▸ Data extract
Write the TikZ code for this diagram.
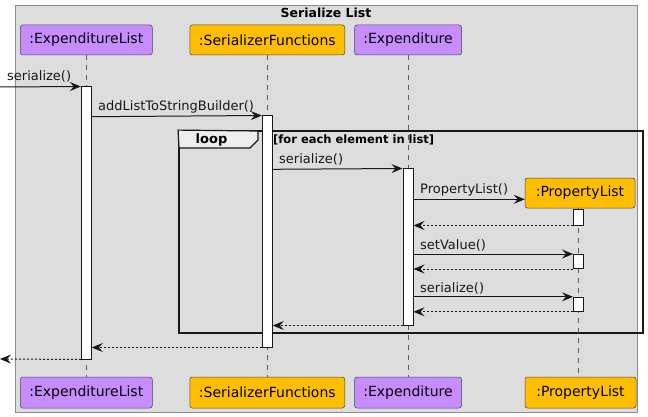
\documentclass[tikz,border=0pt]{standalone}
\usepackage{fontspec}
\setmainfont{DejaVu Sans}
\usetikzlibrary{arrows.meta}
\definecolor{purp}{HTML}{C78CFF}
\definecolor{amber}{HTML}{FFBF00}
\definecolor{bgc}{HTML}{DDDDDD}
\definecolor{ink}{HTML}{181818}
\definecolor{tabc}{HTML}{EEEEEE}
\begin{document}
\begin{tikzpicture}[x=1pt,y=-1pt,
  part/.style={draw=ink!80, line width=0.5pt, rounded corners=2.5pt, minimum height=30pt, inner sep=0pt, font=\fontsize{14}{16}\selectfont},
  ppurp/.style={part, fill=purp},
  pamb/.style={part, fill=amber},
  act/.style={draw=ink, fill=white, line width=1pt, minimum width=10pt, inner sep=0pt},
  life/.style={draw=ink!70, line width=0.5pt, dash pattern=on 5pt off 5pt},
  msg/.style={draw=ink, line width=1pt, -{Stealth[length=11pt,width=9pt,inset=4pt]}},
  ret/.style={msg, dash pattern=on 2pt off 2pt},
  lbl/.style={inner sep=0pt, anchor=base west, font=\fontsize{13}{15}\selectfont, text=ink},
]
\useasboundingbox (0,0) rectangle (648,417);
% outer frame
\node[draw=ink!50, fill=bgc, line width=1pt, minimum width=622pt, minimum height=406pt, inner sep=0pt] (frame) at (326,209) {};
\node[inner sep=0pt, anchor=base, font=\bfseries\fontsize{12.5}{14}\selectfont] (title) at (326,17.5) {Serialize List};

% loop frame
\node[draw=ink, line width=1.8pt, minimum width=464pt, minimum height=202pt, inner sep=0pt] (loopf) at (411,232) {};
\draw[draw=ink, fill=tabc, line width=1.2pt] (loopf.north west) -- (258,131) -- (258,140) -- (250,148) -- (179,148) -- cycle;
\node[inner sep=0pt, anchor=base, font=\bfseries\fontsize{13}{15}\selectfont] (looplbl) at (211.5,144) {loop};
\node[inner sep=0pt, anchor=base west, font=\bfseries\fontsize{11.5}{13}\selectfont] (cond) at (273,143.5) {[for each element in list]};

% participants
\node[ppurp, minimum width=132pt] (pELt) at (86.3,40) {:ExpenditureList};
\node[pamb, minimum width=155pt] (pSFt) at (267.3,40) {:SerializerFunctions};
\node[ppurp, minimum width=107pt] (pEXt) at (408,40) {:Expenditure};
\node[pamb, minimum width=110pt] (pPLt) at (580,193) {:PropertyList};
\node[ppurp, minimum width=132pt, minimum height=31pt] (pELb) at (86.3,392.5) {:ExpenditureList};
\node[pamb, minimum width=155pt, minimum height=31pt] (pSFb) at (267.3,392.5) {:SerializerFunctions};
\node[ppurp, minimum width=107pt, minimum height=31pt] (pEXb) at (408,392.5) {:Expenditure};
\node[pamb, minimum width=111pt, minimum height=31pt] (pPLb) at (580.5,392.5) {:PropertyList};

% lifelines
\draw[life] (pELt.south) -- (pELb.north);
\draw[life] (pSFt.south) -- (pSFb.north);
\draw[life] (pEXt.south) -- (pEXb.north);
\draw[life] (578.5,208) -- (578.5,377);

% activations
\node[act, minimum height=272pt] (aEL) at (86.3,223) {};
\node[act, minimum height=231pt] (aSF) at (267.3,231.5) {};
\node[act, minimum height=156pt] (aEX) at (408,247) {};
\node[act, minimum height=16pt] (aPL1) at (578.5,217) {};
\node[act, minimum height=14pt] (aPL2) at (578.5,261.5) {};
\node[act, minimum height=14pt] (aPL3) at (578.5,304.3) {};

% free ends
\coordinate (inL) at (0,87);
\coordinate (outL) at (0,359);

% messages
\draw[msg] (inL) -- (aEL.north west);
\node[lbl] (m1) at (7,81) {serialize()};
\draw[msg] (aEL.east |- 0,116.7) -- (aSF.north west);
\node[lbl] (m2) at (98,111) {addListToStringBuilder()};
\draw[msg] (aSF.east |- 0,169.3) -- (aEX.north west);
\node[lbl] (m3) at (279,164) {serialize()};
\draw[msg] (aEX.east |- 0,199.3) -- (pPLt.west |- 0,199.3);
\node[lbl] (m4) at (420,193.5) {PropertyList()};
\draw[ret] (aPL1.south west) -- (aEX.east |- aPL1.south);
\draw[msg] (aEX.east |- aPL2.north) -- (aPL2.north west);
\node[lbl] (m5) at (420,249) {setValue()};
\draw[ret] (aPL2.south west) -- (aEX.east |- aPL2.south);
\draw[msg] (aEX.east |- aPL3.north) -- (aPL3.north west);
\node[lbl] (m6) at (420,292) {serialize()};
\draw[ret] (aPL3.south west) -- (aEX.east |- aPL3.south);
\draw[ret] (aEX.south west) -- (aSF.east |- aEX.south);
\draw[ret] (aSF.south west) -- (aEL.east |- aSF.south);
\draw[ret] (aEL.south west) -- (outL);
\end{tikzpicture}
\end{document}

▸ Set task
Print the whole listing above once more, word for word, without its pictures.

▸ Expected output
Write the TikZ code for this diagram.
\documentclass[tikz,border=0pt]{standalone}
\usepackage{fontspec}
\setmainfont{DejaVu Sans}
\usetikzlibrary{arrows.meta}
\definecolor{purp}{HTML}{C78CFF}
\definecolor{amber}{HTML}{FFBF00}
\definecolor{bgc}{HTML}{DDDDDD}
\definecolor{ink}{HTML}{181818}
\definecolor{tabc}{HTML}{EEEEEE}
\begin{document}
\begin{tikzpicture}[x=1pt,y=-1pt,
  part/.style={draw=ink!80, line width=0.5pt, rounded corners=2.5pt, minimum height=30pt, inner sep=0pt, font=\fontsize{14}{16}\selectfont},
  ppurp/.style={part, fill=purp},
  pamb/.style={part, fill=amber},
  act/.style={draw=ink, fill=white, line width=1pt, minimum width=10pt, inner sep=0pt},
  life/.style={draw=ink!70, line width=0.5pt, dash pattern=on 5pt off 5pt},
  msg/.style={draw=ink, line width=1pt, -{Stealth[length=11pt,width=9pt,inset=4pt]}},
  ret/.style={msg, dash pattern=on 2pt off 2pt},
  lbl/.style={inner sep=0pt, anchor=base west, font=\fontsize{13}{15}\selectfont, text=ink},
]
\useasboundingbox (0,0) rectangle (648,417);
% outer frame
\node[draw=ink!50, fill=bgc, line width=1pt, minimum width=622pt, minimum height=406pt, inner sep=0pt] (frame) at (326,209) {};
\node[inner sep=0pt, anchor=base, font=\bfseries\fontsize{12.5}{14}\selectfont] (title) at (326,17.5) {Serialize List};

% loop frame
\node[draw=ink, line width=1.8pt, minimum width=464pt, minimum height=202pt, inner sep=0pt] (loopf) at (411,232) {};
\draw[draw=ink, fill=tabc, line width=1.2pt] (loopf.north west) -- (258,131) -- (258,140) -- (250,148) -- (179,148) -- cycle;
\node[inner sep=0pt, anchor=base, font=\bfseries\fontsize{13}{15}\selectfont] (looplbl) at (211.5,144) {loop};
\node[inner sep=0pt, anchor=base west, font=\bfseries\fontsize{11.5}{13}\selectfont] (cond) at (273,143.5) {[for each element in list]};

% participants
\node[ppurp, minimum width=132pt] (pELt) at (86.3,40) {:ExpenditureList};
\node[pamb, minimum width=155pt] (pSFt) at (267.3,40) {:SerializerFunctions};
\node[ppurp, minimum width=107pt] (pEXt) at (408,40) {:Expenditure};
\node[pamb, minimum width=110pt] (pPLt) at (580,193) {:PropertyList};
\node[ppurp, minimum width=132pt, minimum height=31pt] (pELb) at (86.3,392.5) {:ExpenditureList};
\node[pamb, minimum width=155pt, minimum height=31pt] (pSFb) at (267.3,392.5) {:SerializerFunctions};
\node[ppurp, minimum width=107pt, minimum height=31pt] (pEXb) at (408,392.5) {:Expenditure};
\node[pamb, minimum width=111pt, minimum height=31pt] (pPLb) at (580.5,392.5) {:PropertyList};

% lifelines
\draw[life] (pELt.south) -- (pELb.north);
\draw[life] (pSFt.south) -- (pSFb.north);
\draw[life] (pEXt.south) -- (pEXb.north);
\draw[life] (578.5,208) -- (578.5,377);

% activations
\node[act, minimum height=272pt] (aEL) at (86.3,223) {};
\node[act, minimum height=231pt] (aSF) at (267.3,231.5) {};
\node[act, minimum height=156pt] (aEX) at (408,247) {};
\node[act, minimum height=16pt] (aPL1) at (578.5,217) {};
\node[act, minimum height=14pt] (aPL2) at (578.5,261.5) {};
\node[act, minimum height=14pt] (aPL3) at (578.5,304.3) {};

% free ends
\coordinate (inL) at (0,87);
\coordinate (outL) at (0,359);

% messages
\draw[msg] (inL) -- (aEL.north west);
\node[lbl] (m1) at (7,81) {serialize()};
\draw[msg] (aEL.east |- 0,116.7) -- (aSF.north west);
\node[lbl] (m2) at (98,111) {addListToStringBuilder()};
\draw[msg] (aSF.east |- 0,169.3) -- (aEX.north west);
\node[lbl] (m3) at (279,164) {serialize()};
\draw[msg] (aEX.east |- 0,199.3) -- (pPLt.west |- 0,199.3);
\node[lbl] (m4) at (420,193.5) {PropertyList()};
\draw[ret] (aPL1.south west) -- (aEX.east |- aPL1.south);
\draw[msg] (aEX.east |- aPL2.north) -- (aPL2.north west);
\node[lbl] (m5) at (420,249) {setValue()};
\draw[ret] (aPL2.south west) -- (aEX.east |- aPL2.south);
\draw[msg] (aEX.east |- aPL3.north) -- (aPL3.north west);
\node[lbl] (m6) at (420,292) {serialize()};
\draw[ret] (aPL3.south west) -- (aEX.east |- aPL3.south);
\draw[ret] (aEX.south west) -- (aSF.east |- aEX.south);
\draw[ret] (aSF.south west) -- (aEL.east |- aSF.south);
\draw[ret] (aEL.south west) -- (outL);
\end{tikzpicture}
\end{document}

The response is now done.